• **Directions**: Taking the data below, please print only the lines from the line holding "Emit a Python" to the line holding "0.0, 0.0, 0.028]", inclusive, with pictures omitted.

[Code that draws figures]
-*-*-
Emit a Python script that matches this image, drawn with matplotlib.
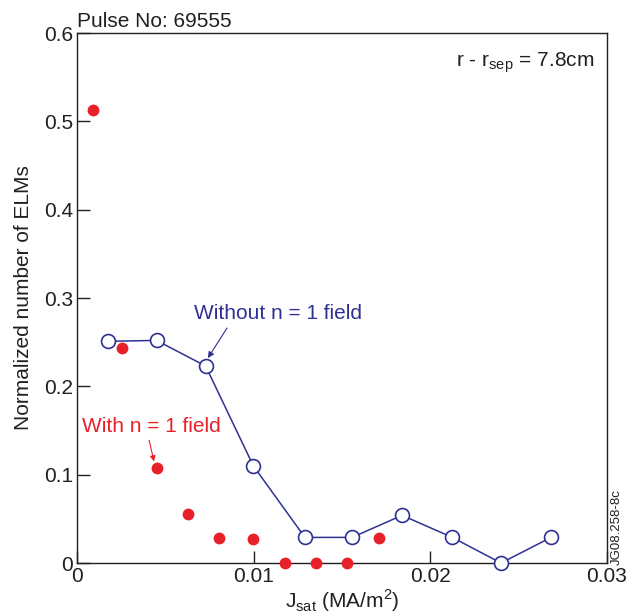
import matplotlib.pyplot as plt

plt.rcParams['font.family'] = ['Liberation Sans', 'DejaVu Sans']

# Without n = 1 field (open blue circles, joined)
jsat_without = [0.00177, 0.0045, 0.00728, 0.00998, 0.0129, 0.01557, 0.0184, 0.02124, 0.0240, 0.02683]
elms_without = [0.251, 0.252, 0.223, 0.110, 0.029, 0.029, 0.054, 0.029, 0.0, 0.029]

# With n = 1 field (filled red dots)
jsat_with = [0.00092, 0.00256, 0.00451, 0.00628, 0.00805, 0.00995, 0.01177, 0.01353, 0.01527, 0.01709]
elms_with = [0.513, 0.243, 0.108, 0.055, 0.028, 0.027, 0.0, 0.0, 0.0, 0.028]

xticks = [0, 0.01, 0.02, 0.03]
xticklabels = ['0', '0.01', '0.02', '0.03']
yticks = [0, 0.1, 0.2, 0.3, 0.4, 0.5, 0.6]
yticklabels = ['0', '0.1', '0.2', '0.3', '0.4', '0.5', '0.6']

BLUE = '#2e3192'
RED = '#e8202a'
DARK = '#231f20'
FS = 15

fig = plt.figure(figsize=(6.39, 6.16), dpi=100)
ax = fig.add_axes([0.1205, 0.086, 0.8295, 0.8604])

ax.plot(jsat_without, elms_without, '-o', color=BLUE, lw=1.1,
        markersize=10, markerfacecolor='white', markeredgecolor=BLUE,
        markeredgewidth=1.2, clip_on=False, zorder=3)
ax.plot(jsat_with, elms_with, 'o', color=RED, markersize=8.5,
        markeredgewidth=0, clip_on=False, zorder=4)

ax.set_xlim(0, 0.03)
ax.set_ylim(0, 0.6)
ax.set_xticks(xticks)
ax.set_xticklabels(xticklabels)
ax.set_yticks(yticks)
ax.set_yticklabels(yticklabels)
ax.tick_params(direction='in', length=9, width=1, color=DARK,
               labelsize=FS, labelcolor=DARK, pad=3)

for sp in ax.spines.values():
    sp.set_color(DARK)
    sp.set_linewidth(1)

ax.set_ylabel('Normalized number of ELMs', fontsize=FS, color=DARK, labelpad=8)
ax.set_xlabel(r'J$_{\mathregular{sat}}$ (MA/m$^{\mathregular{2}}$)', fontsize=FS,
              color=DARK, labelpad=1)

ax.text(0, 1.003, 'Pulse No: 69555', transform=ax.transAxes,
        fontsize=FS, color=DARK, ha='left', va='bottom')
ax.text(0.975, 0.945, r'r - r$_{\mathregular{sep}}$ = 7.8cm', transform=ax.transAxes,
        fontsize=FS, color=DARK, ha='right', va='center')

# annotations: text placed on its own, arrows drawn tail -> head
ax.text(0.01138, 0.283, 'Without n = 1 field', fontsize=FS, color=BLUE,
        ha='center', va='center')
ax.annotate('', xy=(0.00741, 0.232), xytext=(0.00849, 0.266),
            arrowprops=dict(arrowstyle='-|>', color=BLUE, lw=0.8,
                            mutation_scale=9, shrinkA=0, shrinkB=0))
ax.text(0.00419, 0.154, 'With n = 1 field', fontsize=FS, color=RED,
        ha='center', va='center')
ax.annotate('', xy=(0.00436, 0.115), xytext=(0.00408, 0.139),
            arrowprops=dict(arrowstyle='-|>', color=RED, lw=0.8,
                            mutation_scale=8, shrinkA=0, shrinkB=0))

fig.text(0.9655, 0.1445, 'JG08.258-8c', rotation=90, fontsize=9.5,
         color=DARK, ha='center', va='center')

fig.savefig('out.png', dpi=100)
-*-*-
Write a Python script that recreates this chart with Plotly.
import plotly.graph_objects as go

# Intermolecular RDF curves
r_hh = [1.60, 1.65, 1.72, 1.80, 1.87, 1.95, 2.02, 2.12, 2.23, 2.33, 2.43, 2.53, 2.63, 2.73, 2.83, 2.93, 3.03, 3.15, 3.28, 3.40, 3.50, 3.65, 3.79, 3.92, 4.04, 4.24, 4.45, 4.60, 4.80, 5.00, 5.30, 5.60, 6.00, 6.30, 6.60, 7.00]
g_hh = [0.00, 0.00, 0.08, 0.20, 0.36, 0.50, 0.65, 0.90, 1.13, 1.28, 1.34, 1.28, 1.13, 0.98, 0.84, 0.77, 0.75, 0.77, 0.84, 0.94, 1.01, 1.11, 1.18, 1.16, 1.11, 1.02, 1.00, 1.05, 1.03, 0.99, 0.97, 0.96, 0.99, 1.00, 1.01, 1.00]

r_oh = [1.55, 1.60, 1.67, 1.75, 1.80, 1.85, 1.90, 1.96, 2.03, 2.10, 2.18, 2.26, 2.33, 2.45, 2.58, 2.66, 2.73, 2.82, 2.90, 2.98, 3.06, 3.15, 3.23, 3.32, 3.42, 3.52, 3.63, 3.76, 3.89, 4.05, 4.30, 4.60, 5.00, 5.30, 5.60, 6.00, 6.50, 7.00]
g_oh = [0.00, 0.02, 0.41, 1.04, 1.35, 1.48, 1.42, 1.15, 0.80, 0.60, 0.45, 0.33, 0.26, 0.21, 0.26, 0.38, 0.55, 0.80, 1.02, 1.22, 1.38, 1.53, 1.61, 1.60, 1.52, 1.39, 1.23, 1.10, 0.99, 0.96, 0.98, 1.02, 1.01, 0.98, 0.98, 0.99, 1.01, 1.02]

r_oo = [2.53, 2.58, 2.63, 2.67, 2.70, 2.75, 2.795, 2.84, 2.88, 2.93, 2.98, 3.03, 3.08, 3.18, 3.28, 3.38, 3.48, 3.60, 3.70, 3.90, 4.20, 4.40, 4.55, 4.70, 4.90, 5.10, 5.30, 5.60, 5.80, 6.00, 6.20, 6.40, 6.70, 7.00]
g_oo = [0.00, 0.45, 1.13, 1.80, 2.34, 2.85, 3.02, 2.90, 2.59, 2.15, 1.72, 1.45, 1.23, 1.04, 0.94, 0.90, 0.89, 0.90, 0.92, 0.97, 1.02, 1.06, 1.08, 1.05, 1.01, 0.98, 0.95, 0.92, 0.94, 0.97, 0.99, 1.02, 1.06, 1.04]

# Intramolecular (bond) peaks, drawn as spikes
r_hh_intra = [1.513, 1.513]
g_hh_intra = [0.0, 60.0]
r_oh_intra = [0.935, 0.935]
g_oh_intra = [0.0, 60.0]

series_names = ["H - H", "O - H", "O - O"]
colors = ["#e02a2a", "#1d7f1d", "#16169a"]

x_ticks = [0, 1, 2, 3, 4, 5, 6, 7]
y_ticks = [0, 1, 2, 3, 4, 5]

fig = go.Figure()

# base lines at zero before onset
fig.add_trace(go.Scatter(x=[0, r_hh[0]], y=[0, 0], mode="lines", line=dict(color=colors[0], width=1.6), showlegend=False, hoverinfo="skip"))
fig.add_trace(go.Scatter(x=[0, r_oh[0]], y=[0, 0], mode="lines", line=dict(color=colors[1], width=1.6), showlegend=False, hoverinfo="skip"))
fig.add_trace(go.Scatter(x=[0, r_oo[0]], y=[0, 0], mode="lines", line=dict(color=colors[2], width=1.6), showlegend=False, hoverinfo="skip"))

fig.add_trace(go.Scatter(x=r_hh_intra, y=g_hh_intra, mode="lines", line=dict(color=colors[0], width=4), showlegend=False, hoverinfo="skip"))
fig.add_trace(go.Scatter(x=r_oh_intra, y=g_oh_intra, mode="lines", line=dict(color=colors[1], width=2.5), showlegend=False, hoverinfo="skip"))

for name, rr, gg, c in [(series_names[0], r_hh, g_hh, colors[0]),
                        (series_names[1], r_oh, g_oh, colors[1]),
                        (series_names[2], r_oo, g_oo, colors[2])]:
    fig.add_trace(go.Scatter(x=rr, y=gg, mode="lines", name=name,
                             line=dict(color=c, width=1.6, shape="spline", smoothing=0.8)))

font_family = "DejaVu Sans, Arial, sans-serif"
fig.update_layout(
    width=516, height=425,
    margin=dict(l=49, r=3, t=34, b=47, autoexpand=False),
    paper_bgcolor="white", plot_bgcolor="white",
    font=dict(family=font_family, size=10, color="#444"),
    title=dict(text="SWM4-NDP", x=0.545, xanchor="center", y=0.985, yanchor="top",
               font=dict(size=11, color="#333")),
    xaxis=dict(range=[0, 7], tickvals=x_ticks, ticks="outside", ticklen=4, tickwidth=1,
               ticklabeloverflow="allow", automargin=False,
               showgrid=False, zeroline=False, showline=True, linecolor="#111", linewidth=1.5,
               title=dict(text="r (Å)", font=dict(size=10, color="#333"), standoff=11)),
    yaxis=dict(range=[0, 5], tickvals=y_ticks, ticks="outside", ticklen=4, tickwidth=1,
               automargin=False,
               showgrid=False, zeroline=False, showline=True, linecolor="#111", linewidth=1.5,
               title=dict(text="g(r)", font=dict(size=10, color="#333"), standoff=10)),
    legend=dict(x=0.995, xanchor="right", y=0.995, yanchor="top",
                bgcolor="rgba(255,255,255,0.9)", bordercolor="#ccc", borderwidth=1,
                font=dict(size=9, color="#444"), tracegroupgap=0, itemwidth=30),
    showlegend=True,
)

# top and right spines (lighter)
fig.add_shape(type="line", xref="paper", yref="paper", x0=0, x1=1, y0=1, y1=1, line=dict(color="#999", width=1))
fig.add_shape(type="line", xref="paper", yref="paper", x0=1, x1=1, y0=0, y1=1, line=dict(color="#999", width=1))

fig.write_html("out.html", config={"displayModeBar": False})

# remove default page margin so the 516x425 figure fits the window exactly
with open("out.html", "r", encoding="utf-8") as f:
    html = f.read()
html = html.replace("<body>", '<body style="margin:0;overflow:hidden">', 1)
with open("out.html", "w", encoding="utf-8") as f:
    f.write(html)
-*-*-
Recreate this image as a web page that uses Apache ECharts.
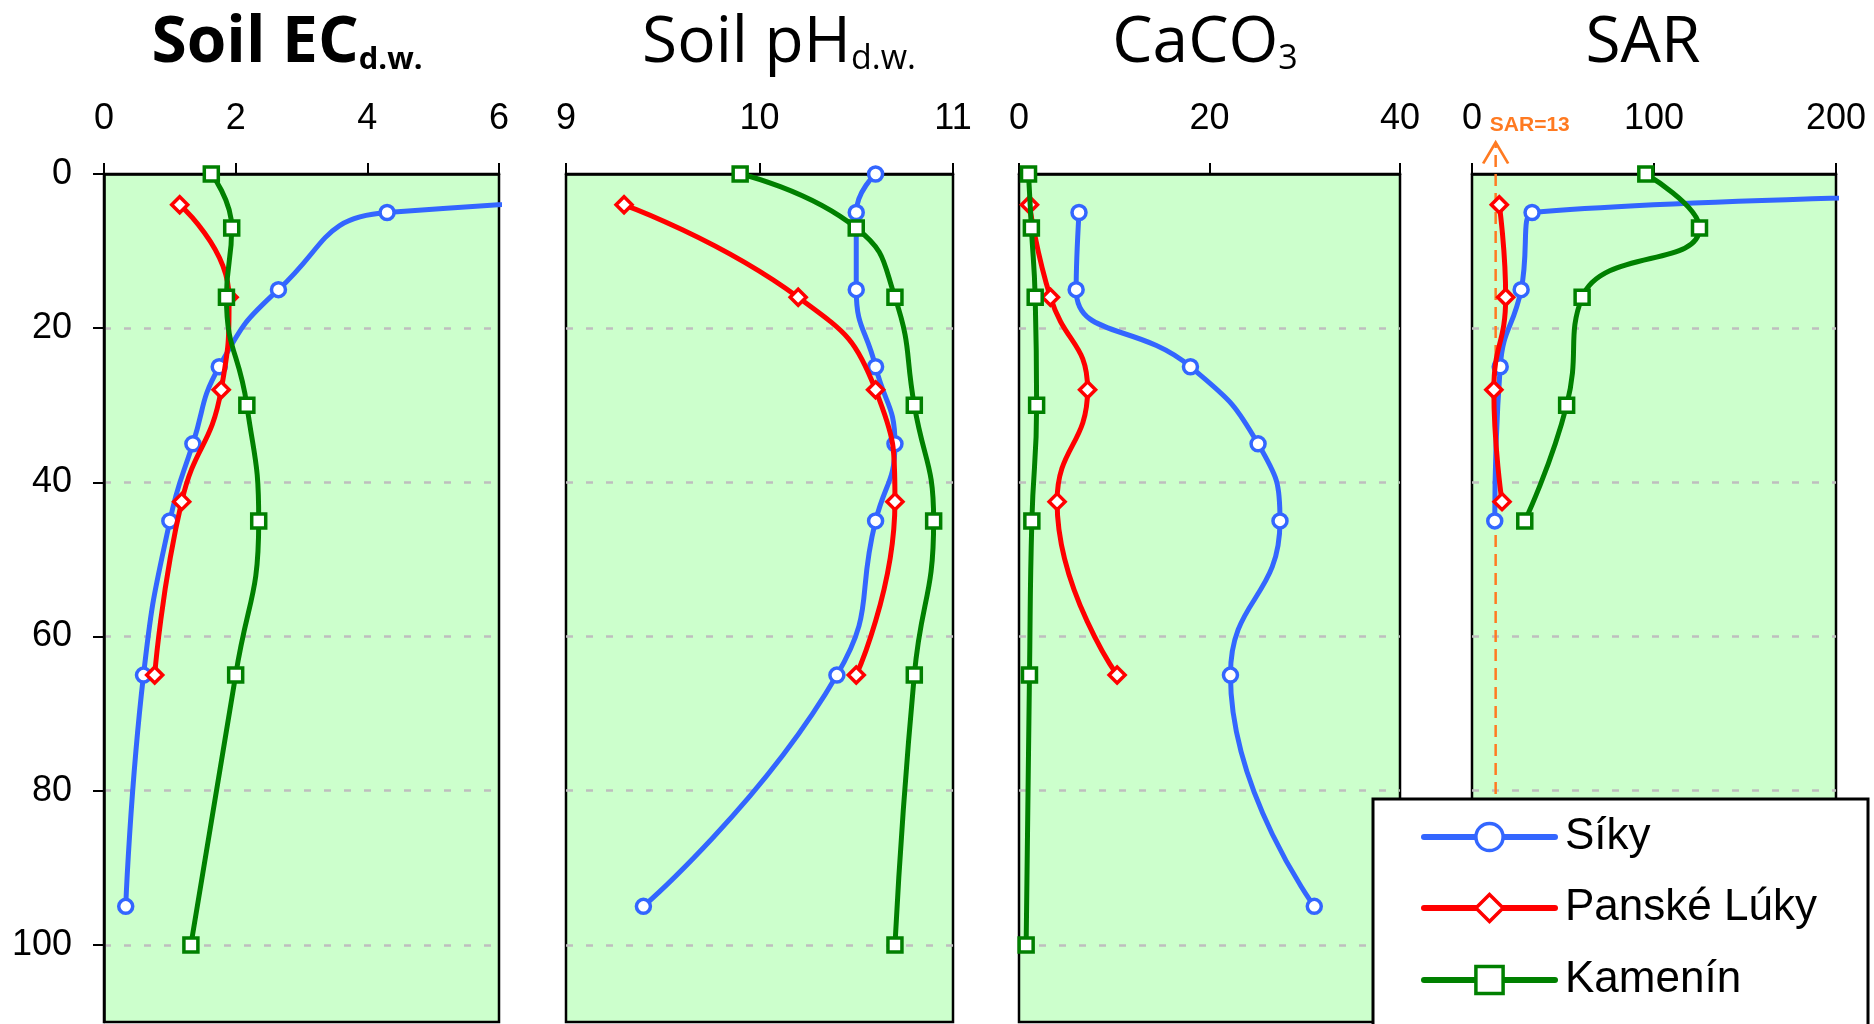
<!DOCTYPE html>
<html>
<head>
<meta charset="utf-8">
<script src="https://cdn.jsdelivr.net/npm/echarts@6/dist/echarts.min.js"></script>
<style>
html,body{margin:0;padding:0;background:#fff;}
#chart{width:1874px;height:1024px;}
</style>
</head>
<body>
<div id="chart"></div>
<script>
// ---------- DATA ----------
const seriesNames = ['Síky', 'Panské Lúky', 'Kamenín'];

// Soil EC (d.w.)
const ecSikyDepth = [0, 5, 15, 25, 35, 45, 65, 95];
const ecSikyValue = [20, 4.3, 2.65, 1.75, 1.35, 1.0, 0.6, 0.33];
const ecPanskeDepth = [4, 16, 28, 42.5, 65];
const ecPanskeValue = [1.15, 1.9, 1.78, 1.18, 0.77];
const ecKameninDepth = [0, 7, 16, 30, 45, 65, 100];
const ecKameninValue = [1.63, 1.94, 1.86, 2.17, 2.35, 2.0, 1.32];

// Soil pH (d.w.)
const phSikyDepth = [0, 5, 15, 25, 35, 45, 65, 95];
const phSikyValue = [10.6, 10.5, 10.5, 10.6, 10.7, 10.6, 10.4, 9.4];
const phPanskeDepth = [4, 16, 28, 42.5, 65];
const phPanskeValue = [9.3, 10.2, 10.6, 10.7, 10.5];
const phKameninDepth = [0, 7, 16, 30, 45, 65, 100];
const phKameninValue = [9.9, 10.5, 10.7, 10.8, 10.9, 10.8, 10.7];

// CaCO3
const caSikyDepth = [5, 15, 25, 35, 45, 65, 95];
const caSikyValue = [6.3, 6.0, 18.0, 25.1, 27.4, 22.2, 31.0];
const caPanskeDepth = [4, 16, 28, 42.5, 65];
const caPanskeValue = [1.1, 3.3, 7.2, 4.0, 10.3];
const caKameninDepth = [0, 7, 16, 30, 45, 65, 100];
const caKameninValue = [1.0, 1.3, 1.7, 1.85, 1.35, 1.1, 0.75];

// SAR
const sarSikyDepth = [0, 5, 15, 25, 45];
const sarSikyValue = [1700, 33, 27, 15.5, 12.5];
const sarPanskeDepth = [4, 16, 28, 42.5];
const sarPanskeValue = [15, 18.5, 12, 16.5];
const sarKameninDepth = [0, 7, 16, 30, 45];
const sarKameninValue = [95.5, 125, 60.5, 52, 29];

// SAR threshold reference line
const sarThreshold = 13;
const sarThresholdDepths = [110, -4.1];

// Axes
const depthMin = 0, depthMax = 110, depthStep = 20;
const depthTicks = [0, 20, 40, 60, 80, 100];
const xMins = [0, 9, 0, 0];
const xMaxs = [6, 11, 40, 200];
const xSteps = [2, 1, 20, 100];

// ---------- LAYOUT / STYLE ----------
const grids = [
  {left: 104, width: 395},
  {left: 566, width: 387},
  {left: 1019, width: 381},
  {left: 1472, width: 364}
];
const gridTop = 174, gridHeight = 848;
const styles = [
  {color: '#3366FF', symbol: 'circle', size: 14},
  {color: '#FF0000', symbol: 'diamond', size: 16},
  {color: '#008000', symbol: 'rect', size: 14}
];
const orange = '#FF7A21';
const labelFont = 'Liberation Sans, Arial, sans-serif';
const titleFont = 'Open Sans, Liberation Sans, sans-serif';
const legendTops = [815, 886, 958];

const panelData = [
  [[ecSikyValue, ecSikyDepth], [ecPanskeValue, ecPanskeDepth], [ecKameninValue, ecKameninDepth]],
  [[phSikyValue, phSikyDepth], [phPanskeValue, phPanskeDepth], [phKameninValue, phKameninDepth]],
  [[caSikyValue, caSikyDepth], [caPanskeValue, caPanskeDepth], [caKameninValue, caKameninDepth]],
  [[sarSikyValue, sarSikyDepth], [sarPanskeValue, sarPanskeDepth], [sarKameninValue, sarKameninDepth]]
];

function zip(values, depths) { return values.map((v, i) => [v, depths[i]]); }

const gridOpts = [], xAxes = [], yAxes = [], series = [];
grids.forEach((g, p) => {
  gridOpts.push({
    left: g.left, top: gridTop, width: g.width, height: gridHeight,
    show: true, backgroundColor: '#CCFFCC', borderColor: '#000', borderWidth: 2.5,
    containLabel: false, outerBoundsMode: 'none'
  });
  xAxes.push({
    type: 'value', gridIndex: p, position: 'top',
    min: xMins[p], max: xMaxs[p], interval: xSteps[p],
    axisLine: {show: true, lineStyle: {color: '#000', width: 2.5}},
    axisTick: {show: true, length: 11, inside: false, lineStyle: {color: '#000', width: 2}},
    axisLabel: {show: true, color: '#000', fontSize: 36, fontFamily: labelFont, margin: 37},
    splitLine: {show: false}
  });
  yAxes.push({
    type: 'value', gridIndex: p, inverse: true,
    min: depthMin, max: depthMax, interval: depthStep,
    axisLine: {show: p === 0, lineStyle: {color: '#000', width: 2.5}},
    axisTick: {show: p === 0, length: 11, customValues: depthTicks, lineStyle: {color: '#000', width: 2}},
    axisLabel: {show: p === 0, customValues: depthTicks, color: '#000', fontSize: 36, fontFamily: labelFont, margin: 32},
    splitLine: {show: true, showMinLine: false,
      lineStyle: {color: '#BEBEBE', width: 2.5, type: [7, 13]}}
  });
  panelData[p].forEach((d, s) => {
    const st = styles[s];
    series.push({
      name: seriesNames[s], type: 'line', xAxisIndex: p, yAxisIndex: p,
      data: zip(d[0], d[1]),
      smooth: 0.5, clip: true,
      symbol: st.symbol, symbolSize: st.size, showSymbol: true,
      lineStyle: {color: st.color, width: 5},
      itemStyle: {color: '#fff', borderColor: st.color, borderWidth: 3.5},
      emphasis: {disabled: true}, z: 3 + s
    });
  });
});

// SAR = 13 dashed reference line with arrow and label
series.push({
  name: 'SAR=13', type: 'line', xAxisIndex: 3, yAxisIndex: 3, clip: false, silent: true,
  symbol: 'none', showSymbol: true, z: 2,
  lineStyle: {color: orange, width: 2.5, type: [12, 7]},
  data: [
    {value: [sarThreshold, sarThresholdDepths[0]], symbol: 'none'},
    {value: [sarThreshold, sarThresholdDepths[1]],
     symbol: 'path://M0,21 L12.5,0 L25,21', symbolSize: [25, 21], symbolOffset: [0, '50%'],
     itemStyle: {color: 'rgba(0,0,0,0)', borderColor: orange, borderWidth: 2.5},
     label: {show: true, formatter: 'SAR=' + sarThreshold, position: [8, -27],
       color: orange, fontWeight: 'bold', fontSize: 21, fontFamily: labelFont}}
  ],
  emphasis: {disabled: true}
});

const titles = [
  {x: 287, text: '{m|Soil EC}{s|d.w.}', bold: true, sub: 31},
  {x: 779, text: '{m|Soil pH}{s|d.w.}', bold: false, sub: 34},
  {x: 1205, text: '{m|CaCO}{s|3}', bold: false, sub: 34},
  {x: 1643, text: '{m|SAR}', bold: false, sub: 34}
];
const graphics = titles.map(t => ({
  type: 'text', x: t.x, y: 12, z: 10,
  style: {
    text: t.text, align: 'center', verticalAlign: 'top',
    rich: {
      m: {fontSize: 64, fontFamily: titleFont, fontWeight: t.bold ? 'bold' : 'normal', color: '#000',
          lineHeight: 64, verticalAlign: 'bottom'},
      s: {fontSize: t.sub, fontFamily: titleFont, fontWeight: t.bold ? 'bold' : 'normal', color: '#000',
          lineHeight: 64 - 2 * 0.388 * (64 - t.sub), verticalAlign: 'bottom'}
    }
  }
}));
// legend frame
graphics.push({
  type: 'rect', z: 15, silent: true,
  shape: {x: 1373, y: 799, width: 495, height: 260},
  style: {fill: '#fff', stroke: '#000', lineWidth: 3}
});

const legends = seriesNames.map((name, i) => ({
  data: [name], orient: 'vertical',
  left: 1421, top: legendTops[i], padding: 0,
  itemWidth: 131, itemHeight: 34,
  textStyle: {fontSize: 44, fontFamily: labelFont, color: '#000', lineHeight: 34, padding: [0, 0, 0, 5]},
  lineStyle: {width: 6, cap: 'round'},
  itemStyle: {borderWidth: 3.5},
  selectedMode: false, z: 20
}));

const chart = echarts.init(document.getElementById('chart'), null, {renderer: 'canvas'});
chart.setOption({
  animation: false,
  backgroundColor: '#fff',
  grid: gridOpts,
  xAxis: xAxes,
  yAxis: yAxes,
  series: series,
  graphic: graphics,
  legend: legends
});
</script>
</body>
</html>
-*-*-
• **Written answer**:
Emit a Python script that matches this image, drawn with matplotlib.
import matplotlib.pyplot as plt

plt.rcParams['font.family'] = ['Liberation Sans', 'DejaVu Sans']

# Without n = 1 field (open blue circles, joined)
jsat_without = [0.00177, 0.0045, 0.00728, 0.00998, 0.0129, 0.01557, 0.0184, 0.02124, 0.0240, 0.02683]
elms_without = [0.251, 0.252, 0.223, 0.110, 0.029, 0.029, 0.054, 0.029, 0.0, 0.029]

# With n = 1 field (filled red dots)
jsat_with = [0.00092, 0.00256, 0.00451, 0.00628, 0.00805, 0.00995, 0.01177, 0.01353, 0.01527, 0.01709]
elms_with = [0.513, 0.243, 0.108, 0.055, 0.028, 0.027, 0.0, 0.0, 0.0, 0.028]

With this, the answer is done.